Submitted by Souvik Saha, on May 06, 2019
Given a linked list of size N. The task is to reverse every k nodes in the linked list.
Explanation and example:
If a linked listis: 1 → 2 → 3 → 4 → 5 → 6 → 7 → 8
The value of k is 2
Then the linked list looks like: 2 → 1 → 4 → 3 → 6 → 5 → 8 → 7
Algorithm:
To solve the problem we follow this algorithm,
There is a function named as Reverse(start_node, k) and it reverses the k nodes from the start_node and every time it returns a starting node of that group.
- We store the next pointer into node variable and connect the current pointer to the head of another node variable name as prev.
- In the reverse list head node of the linkedlist will come to the tail and we connect the next node to next pointer of the head.

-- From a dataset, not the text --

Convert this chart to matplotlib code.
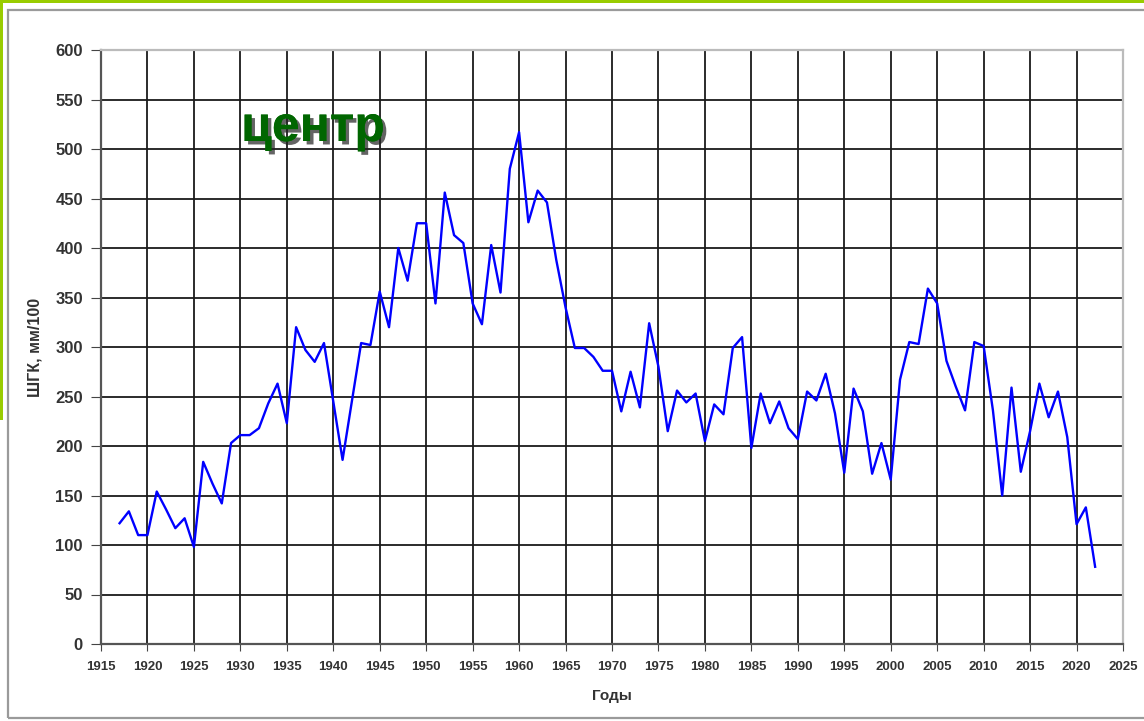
import matplotlib
matplotlib.use('Agg')
from matplotlib import pyplot as plt
from matplotlib import patheffects as pe
from matplotlib.patches import Rectangle

#== Данные ==#
years = list(range(1917, 2023))
shgk = [122, 134, 110, 110, 154, 136, 117, 127, 98, 184,
        162, 142, 203, 211, 211, 218, 243, 263, 223, 320,
        297, 285, 304, 245, 186, 245, 304, 302, 356, 320,
        400, 367, 425, 425, 344, 456, 413, 405, 344, 323,
        403, 355, 480, 517, 426, 458, 446, 388, 340, 299,
        299, 290, 276, 276, 235, 275, 239, 324, 280, 215,
        256, 244, 253, 205, 242, 232, 299, 310, 198, 253,
        223, 245, 218, 207, 255, 246, 273, 233, 173, 258,
        235, 172, 203, 166, 267, 305, 303, 359, 344, 286,
        260, 236, 305, 301, 236, 150, 259, 174, 215, 263,
        229, 255, 209, 121, 138, 78]

x_ticks = list(range(1915, 2026, 5))
y_ticks = list(range(0, 601, 50))

W, H = 1144, 721
fig = plt.figure(figsize=(W / 100, H / 100), dpi=100)
plt.rcParams['font.family'] = ['Liberation Sans', 'DejaVu Sans']

# рамка слайда
fig.patches.append(Rectangle((8 / W, 1 - 718 / H), 1140 / W, 708 / H, transform=fig.transFigure,
                             fill=False, edgecolor='#9a9a9a', linewidth=1.6))
fig.patches.append(Rectangle((0, 1 - 3 / H), 1, 3 / H, transform=fig.transFigure,
                             facecolor='#99cc00', edgecolor='none'))
fig.patches.append(Rectangle((0, 1 - 420 / H), 2.5 / W, 420 / H, transform=fig.transFigure,
                             facecolor='#99cc00', edgecolor='none'))

ax = fig.add_axes([101 / W, 1 - 644 / H, (1123 - 101) / W, (644 - 50) / H])
ax.plot(years, shgk, color='#0000ff', linewidth=1.7)

ax.set_xlim(1915, 2025)
ax.set_ylim(0, 600)
ax.set_xticks(x_ticks)
ax.set_yticks(y_ticks)
ax.grid(True, color='#1a1a1a', linewidth=1.3)
ax.set_axisbelow(True)

for s in ['left', 'bottom']:
    ax.spines[s].set_color('#555555')
    ax.spines[s].set_linewidth(1.6)
for s in ['top', 'right']:
    ax.spines[s].set_color('#bbbbbb')
    ax.spines[s].set_linewidth(1.6)

ax.tick_params(axis='x', direction='out', length=5, color='#444444', labelsize=9.5,
               labelcolor='#333333', pad=7)
ax.tick_params(axis='y', direction='out', length=7, color='#444444', labelsize=12,
               labelcolor='#333333', pad=6)
for lab in ax.get_xticklabels() + ax.get_yticklabels():
    lab.set_fontweight('bold')

ax.set_xlabel('Годы', fontsize=11, fontweight='bold', color='#333333', labelpad=12)
ax.set_ylabel('ШГК, мм/100', fontsize=11.5, fontweight='bold', color='#333333', labelpad=9)

fig.text(313 / W, 1 - 128 / H, 'центр', fontsize=36, fontweight='bold', color='#006600',
         ha='center', va='center',
         path_effects=[pe.withSimplePatchShadow(offset=(2.5, -2.5), shadow_rgbFace='#222222', alpha=0.7),
                       pe.Normal()])

fig.savefig('out.png', dpi=100)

head->next=Reverse(start->node,k)
Reverse function:
//base case
if(head==NULL){
return NULL;
}
//declarations
struct node* next=NULL;
struct node* prev=NULL;
struct node* curr=head;
int count=0;
while(curr&& count<k){
//we store the next pointer into next
//and connect the current pointer to the head of the prev
next=curr->next;
curr->next=prev;
prev=curr;
curr=next;
count++;
}
//in the reverse list head node of the linked list will come to the tail
//for this we connect the next node to it's next pointer
head->next=reverse(curr,k);
return prev;
C++ implementation:
#include <bits/stdc++.h>
using namespace std;
struct node{
int data;
node* next;
};
//Create a new node
struct node* create_node(int x){
struct node* temp= new node;
temp->data=x;
temp->next=NULL;
return temp;
}
//Enter the node into the linked list
void push(node** head,int x){
struct node* store=create_node(x);
if(*head==NULL){
*head =store;
return;
}
struct node* temp=*head;
while(temp->next){
temp=temp->next;
}
temp->next=store;
}
//Reverse the linked list
struct node* reverse(node* head, int k){
if(head==NULL){
return NULL;
}
struct node* next=NULL;
struct node* prev=NULL;
struct node* curr=head;
int count=0;
while(curr && count<k){
//we store the next pointer into next
//and connect the current pointer to the head of the prev
next=curr->next;
curr->next=prev;
prev=curr;
curr=next;
count++;
}
//in the reverse list head node of the linkedlist will come to the tail
//for this we connect the next node to it's next pointer
head->next=reverse(curr,k);
return prev;
}
//Print the list
void print(node* head){
struct node* temp=head;
while(temp){
cout<<temp->data<<" ";
temp=temp->next;
}
}
int main()
{
struct node* l=NULL;
push(&l,1);
push(&l,2);
push(&l,3);
push(&l,4);
push(&l,5);
push(&l,6);
cout<<"Before the reverse operation"<<endl;
print(l);
l=reverse(l,2);
cout<<"\nAfter the reverse operation"<<endl;
print(l);
return 0;
}
Output
Before the reverse operation
1 2 3 4 5 6
After the reverse operation
2 1 4 3 6 5